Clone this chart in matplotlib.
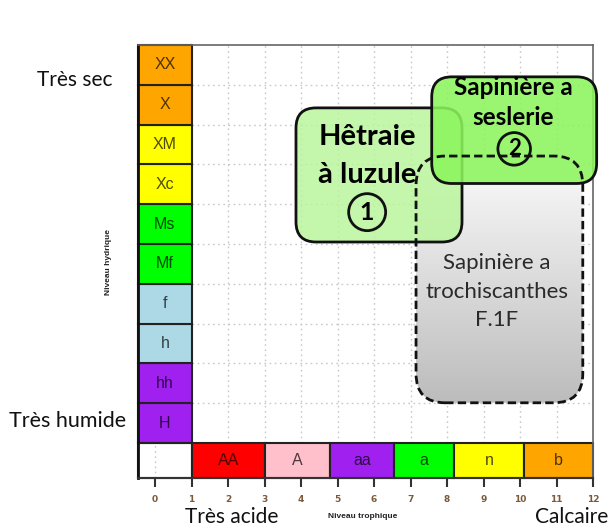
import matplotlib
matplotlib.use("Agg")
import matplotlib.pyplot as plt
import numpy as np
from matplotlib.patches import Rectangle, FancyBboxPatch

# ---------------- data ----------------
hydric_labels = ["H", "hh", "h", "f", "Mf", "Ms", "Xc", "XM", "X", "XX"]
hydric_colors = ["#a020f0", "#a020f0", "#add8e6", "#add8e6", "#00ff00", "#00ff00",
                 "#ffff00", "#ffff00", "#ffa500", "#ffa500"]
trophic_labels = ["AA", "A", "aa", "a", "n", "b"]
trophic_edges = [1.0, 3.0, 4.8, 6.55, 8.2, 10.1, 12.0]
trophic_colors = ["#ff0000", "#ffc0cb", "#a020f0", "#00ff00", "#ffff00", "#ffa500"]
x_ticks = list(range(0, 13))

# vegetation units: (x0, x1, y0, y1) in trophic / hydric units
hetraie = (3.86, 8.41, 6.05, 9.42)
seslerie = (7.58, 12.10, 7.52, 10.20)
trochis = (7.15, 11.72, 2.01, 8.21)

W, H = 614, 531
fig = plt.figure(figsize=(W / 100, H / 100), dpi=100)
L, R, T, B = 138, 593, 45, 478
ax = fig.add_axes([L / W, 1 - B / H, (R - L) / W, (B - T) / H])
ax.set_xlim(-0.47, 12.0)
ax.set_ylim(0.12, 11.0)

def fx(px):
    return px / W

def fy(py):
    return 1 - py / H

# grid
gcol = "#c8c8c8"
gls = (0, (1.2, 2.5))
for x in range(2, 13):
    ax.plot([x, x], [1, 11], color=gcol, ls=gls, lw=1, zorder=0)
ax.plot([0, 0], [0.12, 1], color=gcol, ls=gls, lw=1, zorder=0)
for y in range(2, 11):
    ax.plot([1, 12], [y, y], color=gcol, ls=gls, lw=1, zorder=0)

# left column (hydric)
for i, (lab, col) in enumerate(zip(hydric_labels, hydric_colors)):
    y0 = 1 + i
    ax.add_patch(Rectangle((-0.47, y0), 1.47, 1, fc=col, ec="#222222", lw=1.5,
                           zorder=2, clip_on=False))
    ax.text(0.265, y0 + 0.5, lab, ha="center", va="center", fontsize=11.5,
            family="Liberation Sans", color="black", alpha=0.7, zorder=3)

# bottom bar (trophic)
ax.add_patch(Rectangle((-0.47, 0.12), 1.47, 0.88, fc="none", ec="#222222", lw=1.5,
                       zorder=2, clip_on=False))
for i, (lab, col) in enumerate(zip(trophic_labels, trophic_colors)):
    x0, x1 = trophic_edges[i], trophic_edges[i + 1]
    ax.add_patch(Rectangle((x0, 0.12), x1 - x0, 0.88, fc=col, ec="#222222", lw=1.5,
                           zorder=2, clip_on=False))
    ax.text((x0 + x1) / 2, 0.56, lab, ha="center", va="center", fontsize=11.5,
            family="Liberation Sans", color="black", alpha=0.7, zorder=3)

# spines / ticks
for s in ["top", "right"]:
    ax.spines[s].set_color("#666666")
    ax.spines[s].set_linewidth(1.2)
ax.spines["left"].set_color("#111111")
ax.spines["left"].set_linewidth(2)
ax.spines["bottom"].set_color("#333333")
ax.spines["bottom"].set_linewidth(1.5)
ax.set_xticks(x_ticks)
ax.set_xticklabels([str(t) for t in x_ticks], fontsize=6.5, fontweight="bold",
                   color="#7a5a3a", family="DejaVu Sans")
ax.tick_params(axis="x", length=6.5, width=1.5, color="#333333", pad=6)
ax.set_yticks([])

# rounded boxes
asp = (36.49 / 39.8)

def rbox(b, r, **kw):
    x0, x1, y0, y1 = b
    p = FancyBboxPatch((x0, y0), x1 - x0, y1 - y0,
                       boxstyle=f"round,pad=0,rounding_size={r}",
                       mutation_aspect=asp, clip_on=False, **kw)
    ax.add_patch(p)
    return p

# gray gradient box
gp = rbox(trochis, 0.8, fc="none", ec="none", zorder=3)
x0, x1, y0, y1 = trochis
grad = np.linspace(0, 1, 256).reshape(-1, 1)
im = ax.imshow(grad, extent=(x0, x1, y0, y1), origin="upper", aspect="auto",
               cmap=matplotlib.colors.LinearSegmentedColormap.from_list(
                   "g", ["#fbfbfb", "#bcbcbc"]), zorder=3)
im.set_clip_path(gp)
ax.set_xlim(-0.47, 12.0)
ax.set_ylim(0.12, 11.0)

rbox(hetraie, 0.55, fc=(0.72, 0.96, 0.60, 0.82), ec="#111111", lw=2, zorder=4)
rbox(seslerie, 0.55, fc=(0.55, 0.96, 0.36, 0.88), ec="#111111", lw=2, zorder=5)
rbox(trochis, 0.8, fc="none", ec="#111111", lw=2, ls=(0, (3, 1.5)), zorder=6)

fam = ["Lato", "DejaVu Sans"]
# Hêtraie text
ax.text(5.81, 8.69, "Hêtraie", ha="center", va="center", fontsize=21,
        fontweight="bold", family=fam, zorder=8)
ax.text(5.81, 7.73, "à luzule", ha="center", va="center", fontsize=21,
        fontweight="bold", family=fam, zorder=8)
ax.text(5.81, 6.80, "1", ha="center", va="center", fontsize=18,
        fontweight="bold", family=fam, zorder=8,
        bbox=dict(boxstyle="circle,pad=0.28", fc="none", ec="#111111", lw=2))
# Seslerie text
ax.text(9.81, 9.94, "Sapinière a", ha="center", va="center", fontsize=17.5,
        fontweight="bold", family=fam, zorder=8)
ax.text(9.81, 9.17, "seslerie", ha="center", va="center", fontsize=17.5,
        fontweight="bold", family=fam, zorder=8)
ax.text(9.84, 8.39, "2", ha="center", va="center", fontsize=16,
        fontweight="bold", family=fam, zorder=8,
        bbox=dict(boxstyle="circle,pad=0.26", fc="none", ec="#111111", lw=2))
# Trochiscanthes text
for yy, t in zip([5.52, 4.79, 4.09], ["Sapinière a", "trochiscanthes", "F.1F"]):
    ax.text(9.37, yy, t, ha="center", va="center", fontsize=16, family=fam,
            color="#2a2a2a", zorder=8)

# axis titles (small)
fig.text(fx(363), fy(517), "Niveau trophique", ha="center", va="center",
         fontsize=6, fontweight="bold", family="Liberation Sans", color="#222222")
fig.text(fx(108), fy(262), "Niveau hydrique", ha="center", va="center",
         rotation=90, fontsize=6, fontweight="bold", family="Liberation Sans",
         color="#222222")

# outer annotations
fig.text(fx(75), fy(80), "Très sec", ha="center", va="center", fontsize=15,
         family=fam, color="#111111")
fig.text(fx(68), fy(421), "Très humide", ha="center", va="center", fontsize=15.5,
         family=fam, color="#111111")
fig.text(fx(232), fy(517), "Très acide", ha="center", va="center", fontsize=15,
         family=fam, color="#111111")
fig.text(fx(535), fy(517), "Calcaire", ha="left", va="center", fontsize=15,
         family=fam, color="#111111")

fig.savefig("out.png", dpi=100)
★ ★ ★ ★
[What is asked]:
Would you reproduce the lines above, from the very first through the line containing "from matplotlib.patches import", exactly and without the pictures?

[Answer for this exercise]:
Clone this chart in matplotlib.
import matplotlib
matplotlib.use("Agg")
import matplotlib.pyplot as plt
import numpy as np
from matplotlib.patches import Rectangle, FancyBboxPatch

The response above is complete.